What the task asks - Leaving out the pictures, retype the lines from the beginning of the listing through the line containing "(a5b) at (348,317);".
--- Start of Input rows ---
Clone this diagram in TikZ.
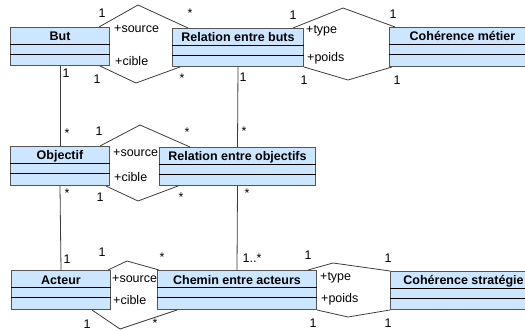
\documentclass[tikz,border=0pt]{standalone}
\usepackage{fontspec}
\setmainfont{Liberation Sans}
\definecolor{umlfill}{RGB}{204,230,255}
\definecolor{umlline}{RGB}{85,85,85}
\definecolor{assoc}{RGB}{60,60,60}
\newcommand{\umlclass}[6]{%
  \node[classbox, minimum width=#4pt, minimum height=#5pt] (#1) at (#2,#3) {};
  \draw[sepline] ([yshift=-17.5pt]#1.north west) -- ([yshift=-17.5pt]#1.north east);
  \draw[sepline] ([yshift=-27.5pt]#1.north west) -- ([yshift=-27.5pt]#1.north east);
  \node[ctitle] (#1t) at ([yshift=-14pt]#1.north) {#6};
}
\begin{document}
\begin{tikzpicture}[x=1pt,y=-1pt,
  classbox/.style={draw=umlline, fill=umlfill, line width=1pt, inner sep=0pt, anchor=north west},
  ctitle/.style={font=\fontsize{12.5}{14}\selectfont\bfseries, inner sep=0pt, anchor=base},
  sepline/.style={draw=black, line width=0.9pt},
  assocline/.style={draw=assoc, line width=0.8pt},
  lbl/.style={font=\fontsize{12.5}{14}\selectfont, inner sep=0pt, anchor=center},
  role/.style={font=\fontsize{12.5}{14}\selectfont, inner sep=0pt, anchor=base west}
]
\useasboundingbox (0,0) rectangle (525,331);

% classes
\umlclass{but}{10}{27}{99}{38}{But}
\umlclass{rb}{172}{28}{131}{38}{Relation entre buts}
\umlclass{cm}{389}{27}{146}{39}{Cohérence métier}
\umlclass{obj}{10}{146}{99}{39}{Objectif}
\umlclass{ro}{159}{147}{156}{38}{Relation entre objectifs}
\umlclass{act}{11}{270}{99}{39}{Acteur}
\umlclass{ch}{157}{270}{159}{39}{Chemin entre acteurs}
\umlclass{cs}{390}{271}{146}{38}{Cohérence stratégie}

% apex coordinates
\coordinate (a1t) at (138,5);   \coordinate (a1b) at (136,83);
\coordinate (a2t) at (343,8);   \coordinate (a2b) at (348,80);
\coordinate (a3t) at (140,125); \coordinate (a3b) at (138,201);
\coordinate (a4t) at (127,261); \coordinate (a4b) at (120,329);
\coordinate (a5t) at (333,263); \coordinate (a5b) at (348,317);

% association hexagons
\draw[assocline] ([xshift=-11pt]but.north east) -- (a1t) -- ([xshift=16pt]rb.north west);
\draw[assocline] ([xshift=-10pt]but.south east) -- (a1b) -- ([xshift=8pt]rb.south west);
\draw[assocline] ([xshift=-11pt]rb.north east) -- (a2t) -- ([xshift=6pt]cm.north west);
\draw[assocline] (rb.south east) -- (a2b) -- ([xshift=3pt]cm.south west);
\draw[assocline] ([xshift=-10pt]obj.north east) -- (a3t) -- ([xshift=31pt]ro.north west);
\draw[assocline] ([xshift=-4pt]obj.south east) -- (a3b) -- ([xshift=19pt]ro.south west);
\draw[assocline] ([xshift=-3pt]act.north east) -- (a4t) -- ([xshift=2pt]ch.north west);
\draw[assocline] ([xshift=-19pt]act.south east) -- (a4b) -- ([xshift=20pt]ch.south west);
\draw[assocline] ([xshift=-9pt]ch.north east) -- (a5t) -- (cs.north west);
\draw[assocline] (ch.south east) -- (a5b) -- (cs.south west);

% vertical associations
\draw[assocline] (but.south) -- (obj.north);
\draw[assocline] (obj.south) -- (act.north);
\draw[assocline] (rb.south) -- (ro.north);
\draw[assocline] (ro.south) -- (ch.north);

% labels: but - rb
\node[lbl] (l1) at (102,13) {1};
\node[lbl] (l2) at (190,13) {*};
\node[role] (l3) at (114,33) {+source};
\node[role] (l4) at (115,66) {+cible};
\node[lbl] (l5) at (97,79) {1};
\node[lbl] (l6) at (182,78) {*};
% rb - cm
\node[lbl] (l7) at (293,15) {1};
\node[role] (l8) at (306,34) {+type};
\node[role] (l9) at (307,62) {+poids};
\node[lbl] (l10) at (304,80) {1};
\node[lbl] (l11) at (393,14) {1};
\node[lbl] (l12) at (397,80) {1};
% verticals
\node[lbl] (l13) at (66,73) {1};
\node[lbl] (l14) at (67,133) {*};
\node[lbl] (l15) at (243,77) {1};
\node[lbl] (l16) at (244,131) {*};
\node[lbl] (l17) at (67,193) {*};
\node[lbl] (l18) at (67,259) {1};
\node[lbl] (l19) at (247,193) {*};
\node[lbl] (l20) at (252,258) {1..*};
% obj - ro
\node[lbl] (l21) at (99,131) {1};
\node[role] (l22) at (113,157) {+source};
\node[role] (l23) at (114,182) {+cible};
\node[lbl] (l24) at (100,197) {1};
\node[lbl] (l25) at (187,132) {*};
\node[lbl] (l26) at (181,197) {*};
% act - ch
\node[lbl] (l27) at (102,252) {1};
\node[lbl] (l28) at (162,257) {*};
\node[role] (l29) at (112,283) {+source};
\node[role] (l30) at (113,305) {+cible};
\node[lbl] (l31) at (87,324) {1};
\node[lbl] (l32) at (155,323) {*};
% ch - cs
\node[lbl] (l33) at (308,255) {1};
\node[role] (l34) at (320,280) {+type};
\node[role] (l35) at (321,302) {+poids};
\node[lbl] (l36) at (313,323) {1};
\node[lbl] (l37) at (388,258) {1};
\node[lbl] (l38) at (388,323) {1};
\end{tikzpicture}
\end{document}
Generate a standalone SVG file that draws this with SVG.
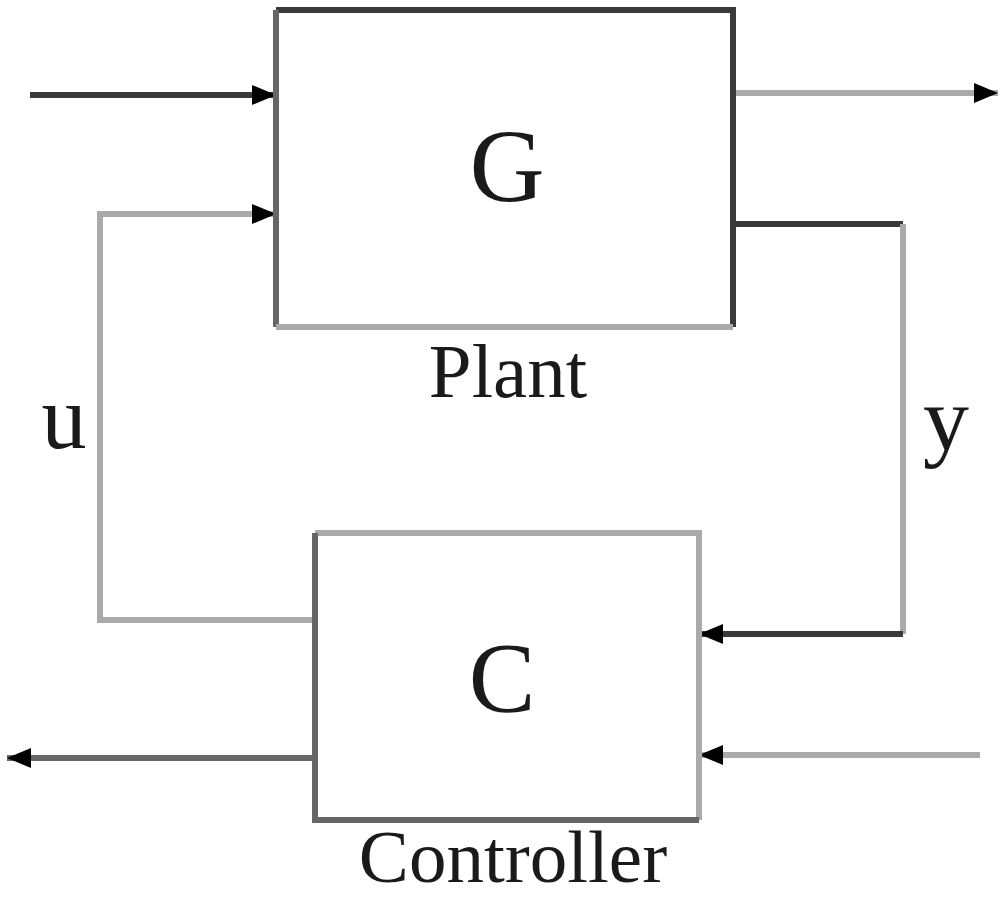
--- End of Input rows ---
Task output -
Clone this diagram in TikZ.
\documentclass[tikz,border=0pt]{standalone}
\usepackage{fontspec}
\setmainfont{Liberation Sans}
\definecolor{umlfill}{RGB}{204,230,255}
\definecolor{umlline}{RGB}{85,85,85}
\definecolor{assoc}{RGB}{60,60,60}
\newcommand{\umlclass}[6]{%
  \node[classbox, minimum width=#4pt, minimum height=#5pt] (#1) at (#2,#3) {};
  \draw[sepline] ([yshift=-17.5pt]#1.north west) -- ([yshift=-17.5pt]#1.north east);
  \draw[sepline] ([yshift=-27.5pt]#1.north west) -- ([yshift=-27.5pt]#1.north east);
  \node[ctitle] (#1t) at ([yshift=-14pt]#1.north) {#6};
}
\begin{document}
\begin{tikzpicture}[x=1pt,y=-1pt,
  classbox/.style={draw=umlline, fill=umlfill, line width=1pt, inner sep=0pt, anchor=north west},
  ctitle/.style={font=\fontsize{12.5}{14}\selectfont\bfseries, inner sep=0pt, anchor=base},
  sepline/.style={draw=black, line width=0.9pt},
  assocline/.style={draw=assoc, line width=0.8pt},
  lbl/.style={font=\fontsize{12.5}{14}\selectfont, inner sep=0pt, anchor=center},
  role/.style={font=\fontsize{12.5}{14}\selectfont, inner sep=0pt, anchor=base west}
]
\useasboundingbox (0,0) rectangle (525,331);

% classes
\umlclass{but}{10}{27}{99}{38}{But}
\umlclass{rb}{172}{28}{131}{38}{Relation entre buts}
\umlclass{cm}{389}{27}{146}{39}{Cohérence métier}
\umlclass{obj}{10}{146}{99}{39}{Objectif}
\umlclass{ro}{159}{147}{156}{38}{Relation entre objectifs}
\umlclass{act}{11}{270}{99}{39}{Acteur}
\umlclass{ch}{157}{270}{159}{39}{Chemin entre acteurs}
\umlclass{cs}{390}{271}{146}{38}{Cohérence stratégie}

% apex coordinates
\coordinate (a1t) at (138,5);   \coordinate (a1b) at (136,83);
\coordinate (a2t) at (343,8);   \coordinate (a2b) at (348,80);
\coordinate (a3t) at (140,125); \coordinate (a3b) at (138,201);
\coordinate (a4t) at (127,261); \coordinate (a4b) at (120,329);
\coordinate (a5t) at (333,263); \coordinate (a5b) at (348,317);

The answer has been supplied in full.